In light of these distinguishing facts, the district court did not abuse its considerable discretion in rejecting Barnes & Noble's estoppel argument.

* * *

We hold that Nguyen had insufficient notice of Barnes & Noble's Terms of Use, and thus did not enter into an agreement with Barnes & Noble to arbitrate his claims.



1.  Indeed, in cases where courts have relied on the proximity of the hyperlink to enforce a browsewrap agreement, the websites at issue have also included something more to capture the user's attention and secure her assent. See, e.g., 5381 Partners LLC v., Inc., No. 12–CV–4263 JFB AKT, 2013 WL 5328324, at *7 (E.D.N.Y. Sept. 23, 2013) (in addition to hyperlink that appeared adjacent to the activation button users had to click on, website also contained a text warning near the button that stated “By clicking and making a request to Activate, you agree to the terms and conditions in the [agreement]”); Zaltz, 952 F.Supp.2d at 451–52 (users required to check box confirming that they had reviewed and agreed to website's Terms and Conditions, even though hyperlink to Terms and Conditions was located on the same screen as the button users had to click on to complete registration).
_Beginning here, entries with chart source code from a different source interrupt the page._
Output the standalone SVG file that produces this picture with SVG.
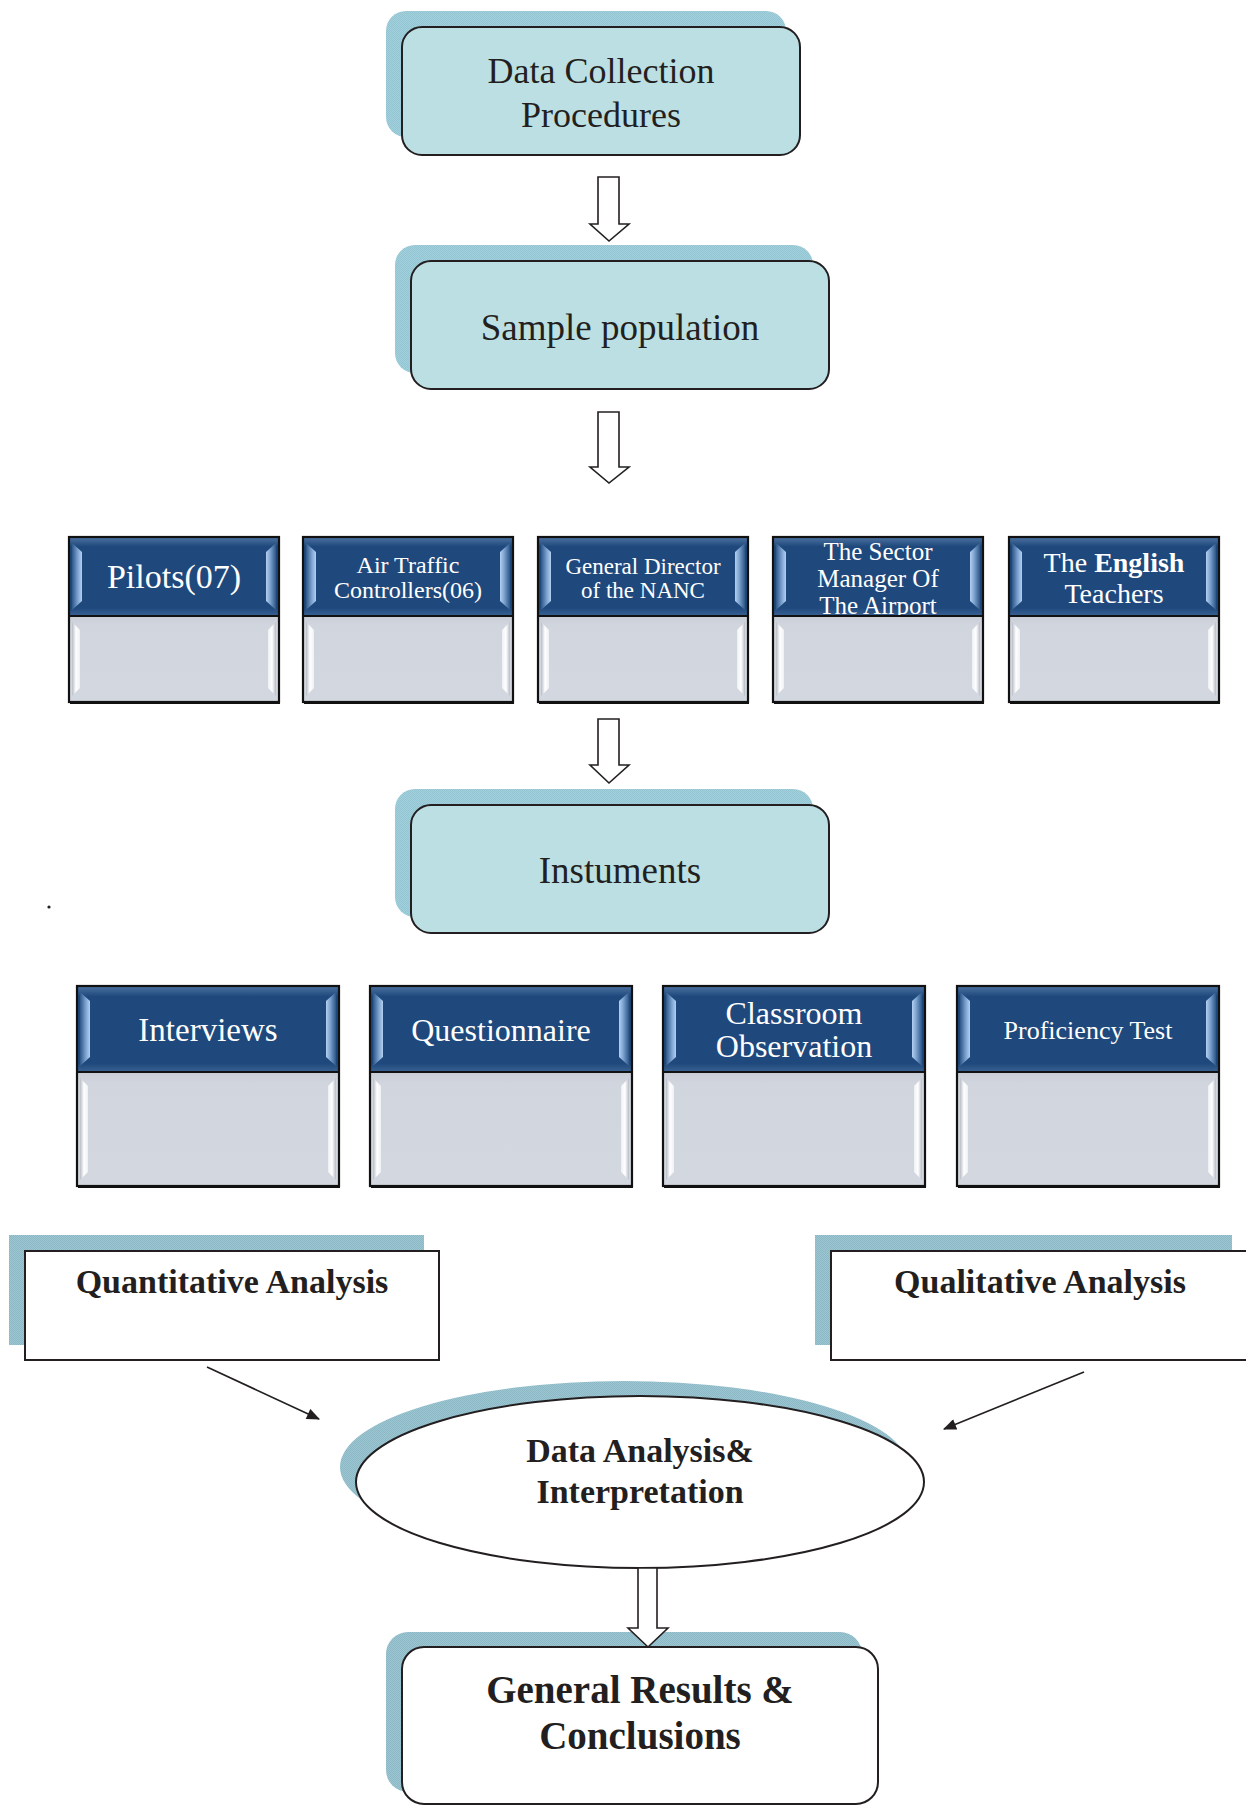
<svg xmlns="http://www.w3.org/2000/svg" xmlns:xlink="http://www.w3.org/1999/xlink" width="1246" height="1805" viewBox="0 0 1246 1805">
  <style>
    .serif { font-family: "Liberation Serif", "Times New Roman", serif; }
    .dark { fill: #231f20; }
    .white { fill: #ffffff; }
    .step { fill: #bcdfe3; stroke: #231f20; stroke-width: 2; }
    .plain { fill: #ffffff; stroke: #231f20; stroke-width: 2; }
    .shadowA { fill: url(#hatchA); }
    .shadowB { fill: url(#hatchB); }
    .block { fill: #ffffff; stroke: #231f20; stroke-width: 1.6; stroke-linejoin: miter; }
    .thin { fill: none; stroke: #231f20; stroke-width: 1.6; }
  </style>
  <defs>
    <!-- fine checker texture used for the offset shadows -->
    <pattern id="hatchA" width="2" height="2" patternUnits="userSpaceOnUse">
      <rect width="2" height="2" fill="#a2d0dc"/>
      <rect width="1" height="1" fill="#93c4d2"/>
      <rect x="1" y="1" width="1" height="1" fill="#93c4d2"/>
    </pattern>
    <pattern id="hatchB" width="2" height="2" patternUnits="userSpaceOnUse">
      <rect width="2" height="2" fill="#9cc6d2"/>
      <rect width="1" height="1" fill="#8cb8c6"/>
      <rect x="1" y="1" width="1" height="1" fill="#8cb8c6"/>
    </pattern>
    <linearGradient id="hdrFill" x1="0" y1="0" x2="0" y2="1">
      <stop offset="0" stop-color="#4d73a2"/>
      <stop offset="0.12" stop-color="#1f497d"/>
      <stop offset="0.9" stop-color="#1f497d"/>
      <stop offset="1" stop-color="#3a6192"/>
    </linearGradient>
    <linearGradient id="bevelL" x1="0" y1="0" x2="1" y2="0">
      <stop offset="0" stop-color="#2b5687"/>
      <stop offset="0.6" stop-color="#7fa5d2"/>
      <stop offset="1" stop-color="#b4cff0"/>
    </linearGradient>
    <linearGradient id="bevelR" x1="1" y1="0" x2="0" y2="0">
      <stop offset="0" stop-color="#2b5687"/>
      <stop offset="0.6" stop-color="#7fa5d2"/>
      <stop offset="1" stop-color="#b4cff0"/>
    </linearGradient>
    <linearGradient id="bodyFill" x1="0" y1="0" x2="0" y2="1">
      <stop offset="0" stop-color="#c9cdd6"/>
      <stop offset="0.1" stop-color="#d1d5dd"/>
      <stop offset="1" stop-color="#d3d7df"/>
    </linearGradient>
    <linearGradient id="shineL" x1="0" y1="0" x2="1" y2="0">
      <stop offset="0" stop-color="#b8bcc6"/>
      <stop offset="0.5" stop-color="#ffffff"/>
      <stop offset="1" stop-color="#eef0f4"/>
    </linearGradient>
    <linearGradient id="shineR" x1="1" y1="0" x2="0" y2="0">
      <stop offset="0" stop-color="#b8bcc6"/>
      <stop offset="0.5" stop-color="#ffffff"/>
      <stop offset="1" stop-color="#eef0f4"/>
    </linearGradient>

    <!-- small card (first row): header 79 high, body 86 high, 210 wide -->
    <g id="headA">
      <rect x="0" y="537" width="210" height="79" fill="url(#hdrFill)"/>
      <polygon points="3,543 13,552 13,601 3,610" fill="url(#bevelL)"/>
      <polygon points="207,543 197,552 197,601 207,610" fill="url(#bevelR)"/>
    </g>
    <g id="bodyA">
      <rect x="0" y="616" width="210" height="86" fill="url(#bodyFill)"/>
      <polygon points="3,622 11,630 11,688 3,696" fill="url(#shineL)"/>
      <polygon points="207,622 199,630 199,688 207,696" fill="url(#shineR)"/>
      <rect x="0" y="537" width="210" height="165" fill="none" stroke="#111" stroke-width="2.2"/>
      <line x1="0" y1="616" x2="210" y2="616" stroke="#111" stroke-width="2.2"/>
      <line x1="1" y1="703" x2="211" y2="703" stroke="#111" stroke-width="2"/>
    </g>

    <!-- large card (second row): header 86 high, body 114 high, 262 wide -->
    <g id="headB">
      <rect x="0" y="986" width="262" height="86" fill="url(#hdrFill)"/>
      <polygon points="3,992 13,1001 13,1057 3,1066" fill="url(#bevelL)"/>
      <polygon points="259,992 249,1001 249,1057 259,1066" fill="url(#bevelR)"/>
    </g>
    <g id="bodyB">
      <rect x="0" y="1072" width="262" height="114" fill="url(#bodyFill)"/>
      <polygon points="3,1078 11,1086 11,1172 3,1180" fill="url(#shineL)"/>
      <polygon points="259,1078 251,1086 251,1172 259,1180" fill="url(#shineR)"/>
      <rect x="0" y="986" width="262" height="200" fill="none" stroke="#111" stroke-width="2.2"/>
      <line x1="0" y1="1072" x2="262" y2="1072" stroke="#111" stroke-width="2.2"/>
      <line x1="1" y1="1187" x2="263" y2="1187" stroke="#111" stroke-width="2"/>
    </g>

    <marker id="tip" viewBox="0 0 12 10" refX="11" refY="5" markerWidth="14" markerHeight="11" markerUnits="userSpaceOnUse" orient="auto">
      <path d="M0,0 L12,5 L0,10 z" fill="#231f20"/>
    </marker>
  </defs>

  <rect width="1246" height="1805" fill="#ffffff"/>

  <!-- process steps -->
  <g id="data-collection">
    <rect class="shadowA" x="386" y="11" width="400" height="126" rx="20"/>
    <rect class="step" x="402" y="27" width="398" height="128" rx="20"/>
    <text class="serif dark" font-size="36" text-anchor="middle" x="601" y="83">Data Collection</text>
    <text class="serif dark" font-size="36" text-anchor="middle" x="601" y="127">Procedures</text>
  </g>

  <g id="sample-population">
    <rect class="shadowA" x="395" y="245" width="418" height="128" rx="20"/>
    <rect class="step" x="411" y="261" width="418" height="128" rx="20"/>
    <text class="serif dark" font-size="37" text-anchor="middle" x="620" y="340">Sample population</text>
  </g>

  <g id="pilots">
    <use href="#headA" x="69"/>
    <text class="serif white" font-size="34" text-anchor="middle" x="174" y="588">Pilots(07)</text>
    <use href="#bodyA" x="69"/>
  </g>
  <g id="controllers">
    <use href="#headA" x="303"/>
    <text class="serif white" font-size="24" text-anchor="middle" x="408" y="573">Air Traffic</text>
    <text class="serif white" font-size="24" text-anchor="middle" x="408" y="598">Controllers(06)</text>
    <use href="#bodyA" x="303"/>
  </g>
  <g id="director">
    <use href="#headA" x="538"/>
    <text class="serif white" font-size="23" text-anchor="middle" x="643" y="574">General Director</text>
    <text class="serif white" font-size="23" text-anchor="middle" x="643" y="598">of the NANC</text>
    <use href="#bodyA" x="538"/>
  </g>
  <g id="sector-manager">
    <use href="#headA" x="773"/>
    <text class="serif white" font-size="25" text-anchor="middle" x="878" y="560">The Sector</text>
    <text class="serif white" font-size="25" text-anchor="middle" x="878" y="587">Manager Of</text>
    <text class="serif white" font-size="25" text-anchor="middle" x="878" y="614">The Airport</text>
    <use href="#bodyA" x="773"/>
  </g>
  <g id="teachers">
    <use href="#headA" x="1009"/>
    <text class="serif white" font-size="28" text-anchor="middle" x="1114" y="572">The <tspan font-weight="bold">English</tspan></text>
    <text class="serif white" font-size="28" text-anchor="middle" x="1114" y="603">Teachers</text>
    <use href="#bodyA" x="1009"/>
  </g>

  <g id="instruments">
    <rect class="shadowA" x="395" y="789" width="418" height="128" rx="20"/>
    <rect class="step" x="411" y="805" width="418" height="128" rx="20"/>
    <text class="serif dark" font-size="37" text-anchor="middle" x="620" y="883">Instuments</text>
  </g>

  <g id="stray-dot">
    <circle cx="49" cy="907" r="1.6" fill="#231f20"/>
  </g>

  <g id="interviews">
    <use href="#headB" x="77"/>
    <text class="serif white" font-size="33" text-anchor="middle" x="208" y="1041">Interviews</text>
    <use href="#bodyB" x="77"/>
  </g>
  <g id="questionnaire">
    <use href="#headB" x="370"/>
    <text class="serif white" font-size="32" text-anchor="middle" x="501" y="1041">Questionnaire</text>
    <use href="#bodyB" x="370"/>
  </g>
  <g id="observation">
    <use href="#headB" x="663"/>
    <text class="serif white" font-size="32" text-anchor="middle" x="794" y="1024">Classroom</text>
    <text class="serif white" font-size="32" text-anchor="middle" x="794" y="1057">Observation</text>
    <use href="#bodyB" x="663"/>
  </g>
  <g id="proficiency-test">
    <use href="#headB" x="957"/>
    <text class="serif white" font-size="26" text-anchor="middle" x="1088" y="1039">Proficiency Test</text>
    <use href="#bodyB" x="957"/>
  </g>

  <g id="quantitative">
    <rect class="shadowB" x="9" y="1235" width="415" height="110"/>
    <rect class="plain" x="25" y="1251" width="414" height="109"/>
    <text class="serif dark" font-size="34" font-weight="bold" text-anchor="middle" x="232" y="1293">Quantitative Analysis</text>
  </g>
  <g id="qualitative">
    <rect class="shadowB" x="815" y="1235" width="417" height="110"/>
    <rect class="plain" x="831" y="1251" width="420" height="109"/>
    <text class="serif dark" font-size="34" font-weight="bold" text-anchor="middle" x="1040" y="1293">Qualitative Analysis</text>
  </g>

  <g id="analysis">
    <ellipse class="shadowB" cx="624" cy="1467" rx="284" ry="86"/>
    <ellipse class="plain" cx="640" cy="1482" rx="284" ry="86"/>
    <text class="serif dark" font-size="34" font-weight="bold" text-anchor="middle" x="640" y="1462">Data Analysis&amp;</text>
    <text class="serif dark" font-size="34" font-weight="bold" text-anchor="middle" x="640" y="1503">Interpretation</text>
  </g>

  <g id="results">
    <rect class="shadowB" x="386" y="1632" width="476" height="160" rx="22"/>
    <rect class="plain" x="402" y="1647" width="476" height="157" rx="22"/>
    <text class="serif dark" font-size="39" font-weight="bold" text-anchor="middle" x="640" y="1703">General Results &amp;</text>
    <text class="serif dark" font-size="39" font-weight="bold" text-anchor="middle" x="640" y="1749">Conclusions</text>
  </g>

  <!-- connectors -->
  <g id="connectors">
    <polygon class="block" points="598,177 619,177 619,224 629,224 609,241 590,224 598,224"/>
    <polygon class="block" points="598,412 619,412 619,467 629,467 609,483 590,467 598,467"/>
    <polygon class="block" points="598,719 619,719 619,765 629,765 609,783 590,765 598,765"/>
    <polygon class="block" points="638,1568 657,1568 657,1628 668,1628 648,1647 628,1628 638,1628"/>
    <line class="thin" x1="207" y1="1367" x2="319" y2="1419" marker-end="url(#tip)"/>
    <line class="thin" x1="1084" y1="1372" x2="944" y2="1429" marker-end="url(#tip)"/>
  </g>
</svg>
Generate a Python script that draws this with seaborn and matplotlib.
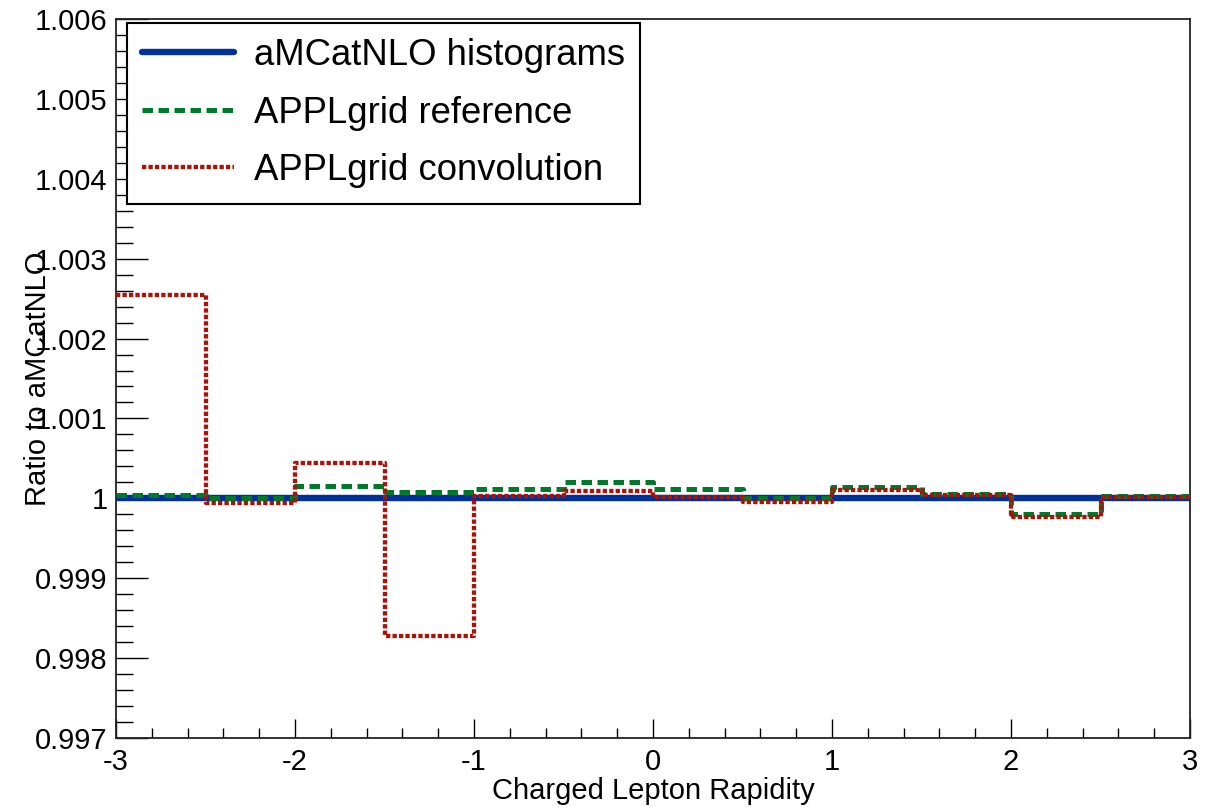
import numpy as np
import pandas as pd
import matplotlib
matplotlib.use("Agg")
import matplotlib.pyplot as plt
from matplotlib.ticker import MultipleLocator, FuncFormatter
import seaborn as sns

# ---- data ----
bin_edges = [-3.0, -2.5, -2.0, -1.5, -1.0, -0.5, 0.0, 0.5, 1.0, 1.5, 2.0, 2.5, 3.0]
amcatnlo = [1.0, 1.0, 1.0, 1.0, 1.0, 1.0, 1.0, 1.0, 1.0, 1.0, 1.0, 1.0]
appl_reference = [1.00004, 1.00000, 1.00015, 1.00008, 1.00012, 1.00020,
                  1.00012, 1.00000, 1.00014, 1.00006, 0.99980, 1.00003]
appl_convolution = [1.00254, 0.99994, 1.00044, 0.99828, 1.00003, 1.00009,
                    1.00002, 0.99996, 1.00010, 1.00004, 0.99977, 1.00002]
series_names = ["aMCatNLO histograms", "APPLgrid reference", "APPLgrid convolution"]
x_label = "Charged Lepton Rapidity"
y_label = "Ratio to aMCatNLO"

sns.set_style("ticks")
plt.rcParams["font.family"] = ["Liberation Sans", "DejaVu Sans"]
plt.rcParams.update({"text.color": "black", "axes.labelcolor": "black",
                     "xtick.color": "black", "ytick.color": "black"})

fig = plt.figure(figsize=(12.14, 8.07), dpi=100)
ax = fig.add_axes([116 / 1214, 1 - 738 / 807, (1190 - 116) / 1214, (738 - 19) / 807])

styles = [
    dict(color="#00309c", lw=4.6, linestyle="-"),
    dict(color="#00792a", lw=3.6, linestyle=(0, (2.1, 1.1))),
    dict(color="#a8140a", lw=3.1, linestyle=(0, (1.0, 0.5))),
]
all_series = [amcatnlo, appl_reference, appl_convolution]
for name, vals, st in zip(series_names, all_series, styles):
    df = pd.DataFrame({"x": bin_edges, "y": list(vals) + [vals[-1]]})
    sns.lineplot(data=df, x="x", y="y", ax=ax, drawstyle="steps-post",
                 label=name, zorder=3 if name != series_names[0] else 2, **st)

ax.set_xlim(-3, 3)
ax.set_ylim(0.997, 1.006)

ax.xaxis.set_major_locator(MultipleLocator(1))
ax.xaxis.set_minor_locator(MultipleLocator(0.2))
ax.yaxis.set_major_locator(MultipleLocator(0.001))
ax.yaxis.set_minor_locator(MultipleLocator(0.0002))
ax.yaxis.set_major_formatter(FuncFormatter(lambda v, p: "%g" % round(v, 6)))
ax.xaxis.set_major_formatter(FuncFormatter(lambda v, p: "%g" % round(v, 6)))

ax.tick_params(axis="x", which="major", direction="in", length=14, width=1.0,
               labelsize=21, pad=7, top=False)
ax.tick_params(axis="x", which="minor", direction="in", length=7, width=1.0, top=False)
ax.tick_params(axis="y", which="major", direction="in", length=23, width=1.0,
               labelsize=21, pad=6, right=False)
ax.tick_params(axis="y", which="minor", direction="in", length=12, width=1.0, right=False)

for s in ax.spines.values():
    s.set_visible(True)
    s.set_linewidth(1.3)
    s.set_color("#222222")

ax.set_xlabel(x_label, fontsize=21, labelpad=1)
ax.set_ylabel(y_label, fontsize=21)
ax.yaxis.set_label_coords(-0.06, 0.5)

leg = ax.legend(loc="upper left", bbox_to_anchor=(0.0102, 0.995), fontsize=26.3,
                frameon=True, fancybox=False, shadow=False, framealpha=1,
                edgecolor="black", handlelength=2.5, handletextpad=0.55,
                labelspacing=0.62, borderpad=0.42, borderaxespad=0)
leg.get_frame().set_linewidth(1.5)

fig.savefig("out.png", dpi=100, facecolor="white")
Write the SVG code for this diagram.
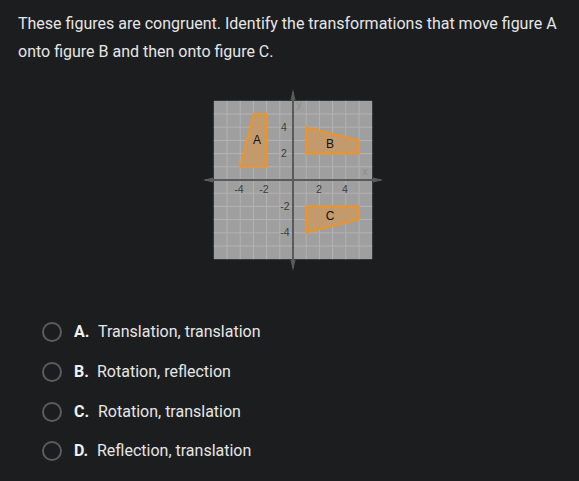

2.  See Woodrow Hartzog, Website Design as Contract, 60 Am. U.L.Rev. 1635, 1644 (2011) (observing that courts “tend to shy away from enforcing browsewrap agreements that require no outward manifestation of assent”); Lemley, 91 Minn. L.Rev. at 472–77 (“An examination of the cases that have considered browsewraps in the last five years demonstrates that the courts have been willing to enforce terms of use against corporations, but have not been willing to do so against individuals.”).